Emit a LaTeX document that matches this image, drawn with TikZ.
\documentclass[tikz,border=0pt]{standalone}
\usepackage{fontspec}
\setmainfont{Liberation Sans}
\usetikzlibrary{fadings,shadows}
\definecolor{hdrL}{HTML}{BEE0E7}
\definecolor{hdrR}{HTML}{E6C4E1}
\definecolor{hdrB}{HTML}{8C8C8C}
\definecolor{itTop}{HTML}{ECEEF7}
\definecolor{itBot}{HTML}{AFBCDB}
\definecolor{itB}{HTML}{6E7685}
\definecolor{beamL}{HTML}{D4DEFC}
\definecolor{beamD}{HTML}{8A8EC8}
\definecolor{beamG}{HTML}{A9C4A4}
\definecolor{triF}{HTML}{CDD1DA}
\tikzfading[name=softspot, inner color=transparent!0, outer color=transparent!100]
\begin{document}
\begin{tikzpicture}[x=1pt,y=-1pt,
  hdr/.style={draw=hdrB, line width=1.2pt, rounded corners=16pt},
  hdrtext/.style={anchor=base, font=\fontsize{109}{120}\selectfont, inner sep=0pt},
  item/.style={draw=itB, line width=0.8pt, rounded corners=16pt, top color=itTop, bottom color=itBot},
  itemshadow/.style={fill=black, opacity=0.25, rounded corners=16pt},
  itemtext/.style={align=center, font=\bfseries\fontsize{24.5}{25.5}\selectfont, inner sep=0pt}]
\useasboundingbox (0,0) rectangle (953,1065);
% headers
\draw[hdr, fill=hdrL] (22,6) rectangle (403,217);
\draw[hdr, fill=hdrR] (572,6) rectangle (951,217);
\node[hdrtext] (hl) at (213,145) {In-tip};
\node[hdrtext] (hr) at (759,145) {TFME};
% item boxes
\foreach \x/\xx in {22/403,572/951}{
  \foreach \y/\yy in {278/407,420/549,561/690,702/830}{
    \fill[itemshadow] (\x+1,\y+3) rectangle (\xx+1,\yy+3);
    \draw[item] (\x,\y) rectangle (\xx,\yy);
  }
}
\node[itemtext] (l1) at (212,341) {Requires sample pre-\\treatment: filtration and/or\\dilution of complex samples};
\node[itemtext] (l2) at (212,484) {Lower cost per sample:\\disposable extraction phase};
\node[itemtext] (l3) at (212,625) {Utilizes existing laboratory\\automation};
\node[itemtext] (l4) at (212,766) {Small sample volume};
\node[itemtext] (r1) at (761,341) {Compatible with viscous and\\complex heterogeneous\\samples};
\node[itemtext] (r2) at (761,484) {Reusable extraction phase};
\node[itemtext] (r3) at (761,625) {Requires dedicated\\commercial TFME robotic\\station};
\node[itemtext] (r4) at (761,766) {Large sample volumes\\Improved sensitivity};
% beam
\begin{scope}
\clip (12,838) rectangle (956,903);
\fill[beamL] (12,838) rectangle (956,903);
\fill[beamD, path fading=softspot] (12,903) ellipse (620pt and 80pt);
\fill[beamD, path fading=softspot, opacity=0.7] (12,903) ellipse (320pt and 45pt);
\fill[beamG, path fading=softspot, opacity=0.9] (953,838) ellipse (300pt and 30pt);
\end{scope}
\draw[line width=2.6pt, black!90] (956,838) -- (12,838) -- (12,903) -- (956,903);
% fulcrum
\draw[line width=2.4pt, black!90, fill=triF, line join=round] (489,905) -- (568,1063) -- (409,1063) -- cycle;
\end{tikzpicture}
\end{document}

* * *

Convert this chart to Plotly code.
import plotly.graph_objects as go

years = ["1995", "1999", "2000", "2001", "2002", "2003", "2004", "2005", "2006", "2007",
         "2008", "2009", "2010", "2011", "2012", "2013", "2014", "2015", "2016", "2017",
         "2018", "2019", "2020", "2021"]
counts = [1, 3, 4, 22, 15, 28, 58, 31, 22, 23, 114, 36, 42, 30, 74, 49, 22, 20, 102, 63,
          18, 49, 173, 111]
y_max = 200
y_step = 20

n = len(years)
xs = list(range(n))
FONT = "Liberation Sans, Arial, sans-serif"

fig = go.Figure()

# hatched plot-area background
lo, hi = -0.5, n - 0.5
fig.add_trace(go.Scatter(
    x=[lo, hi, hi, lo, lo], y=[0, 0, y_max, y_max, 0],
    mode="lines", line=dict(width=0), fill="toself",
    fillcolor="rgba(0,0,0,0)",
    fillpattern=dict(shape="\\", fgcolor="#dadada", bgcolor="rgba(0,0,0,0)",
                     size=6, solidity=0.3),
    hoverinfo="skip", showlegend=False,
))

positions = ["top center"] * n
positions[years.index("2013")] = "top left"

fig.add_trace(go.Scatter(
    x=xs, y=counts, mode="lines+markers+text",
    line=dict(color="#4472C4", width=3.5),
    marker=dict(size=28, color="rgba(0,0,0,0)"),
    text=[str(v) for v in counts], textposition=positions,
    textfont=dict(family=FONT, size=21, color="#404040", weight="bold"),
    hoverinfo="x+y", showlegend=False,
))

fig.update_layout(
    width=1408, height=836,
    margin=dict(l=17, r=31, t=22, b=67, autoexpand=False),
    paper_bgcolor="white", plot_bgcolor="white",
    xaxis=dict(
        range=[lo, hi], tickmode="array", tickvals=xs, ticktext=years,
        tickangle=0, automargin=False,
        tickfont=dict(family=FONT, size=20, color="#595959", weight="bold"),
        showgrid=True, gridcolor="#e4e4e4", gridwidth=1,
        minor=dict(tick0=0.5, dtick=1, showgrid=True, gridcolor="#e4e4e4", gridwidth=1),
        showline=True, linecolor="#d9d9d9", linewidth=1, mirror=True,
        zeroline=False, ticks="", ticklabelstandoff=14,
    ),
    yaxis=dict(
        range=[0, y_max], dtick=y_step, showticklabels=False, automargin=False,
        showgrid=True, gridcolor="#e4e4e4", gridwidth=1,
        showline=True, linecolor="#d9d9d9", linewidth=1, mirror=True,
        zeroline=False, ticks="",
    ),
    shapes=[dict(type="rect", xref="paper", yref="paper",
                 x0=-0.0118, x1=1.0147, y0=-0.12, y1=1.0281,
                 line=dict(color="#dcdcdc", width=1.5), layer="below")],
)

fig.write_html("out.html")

---

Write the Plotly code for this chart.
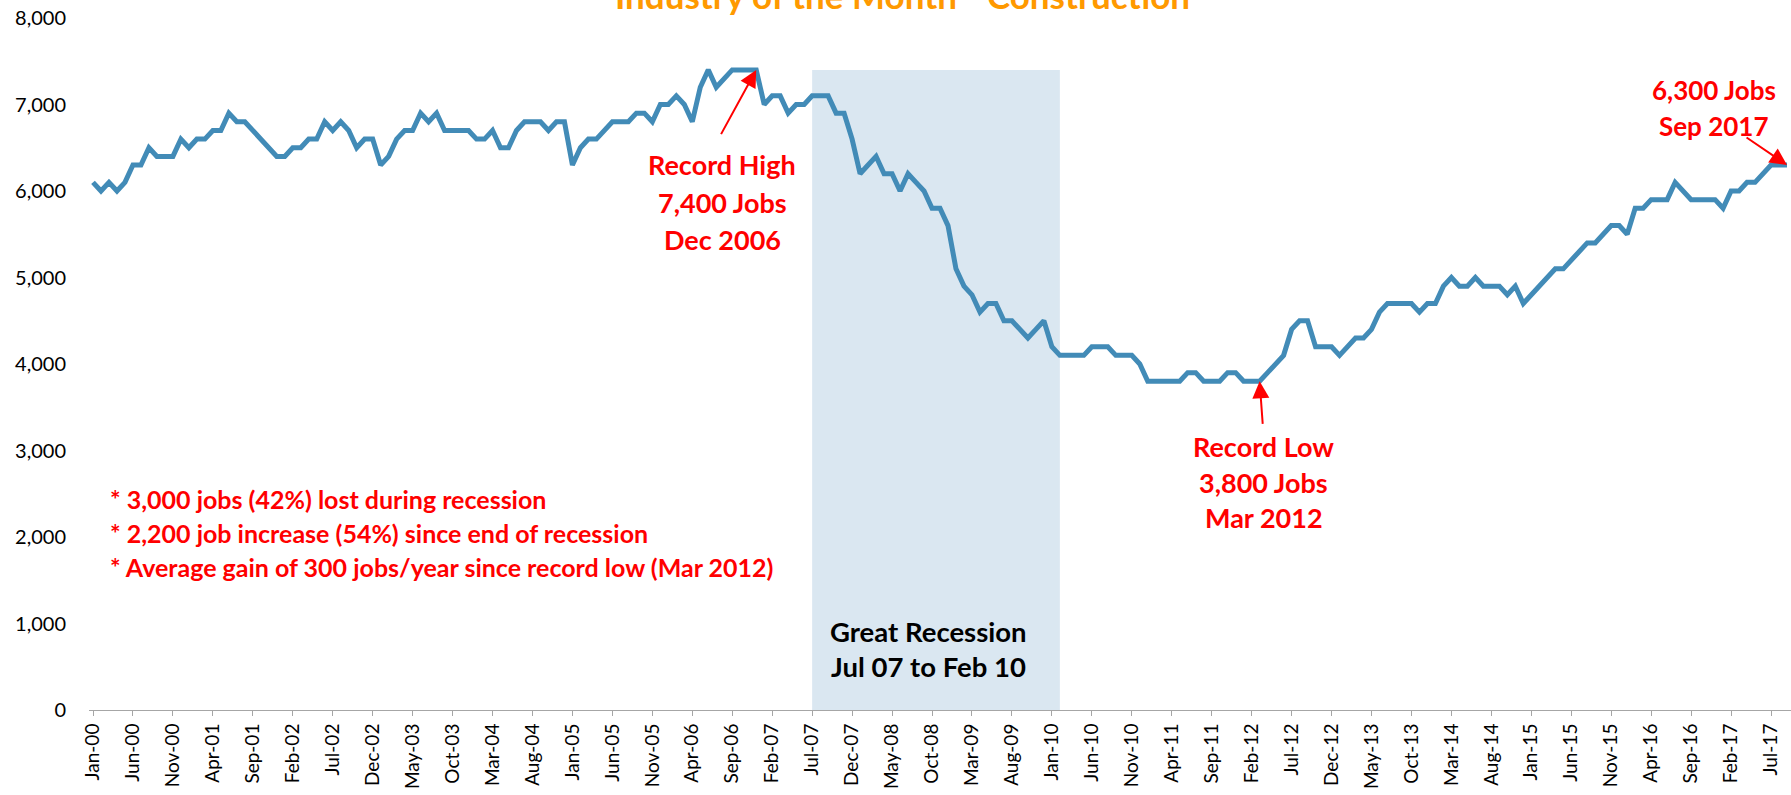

(Prompt):
From the listing above, output exactly the run of lines that starts with the line containing "Convert this chart to Plotly code." and ends with the line containing "import plotly.graph_objects as go".

(Solution for this exercise):
Convert this chart to Plotly code.
import plotly.graph_objects as go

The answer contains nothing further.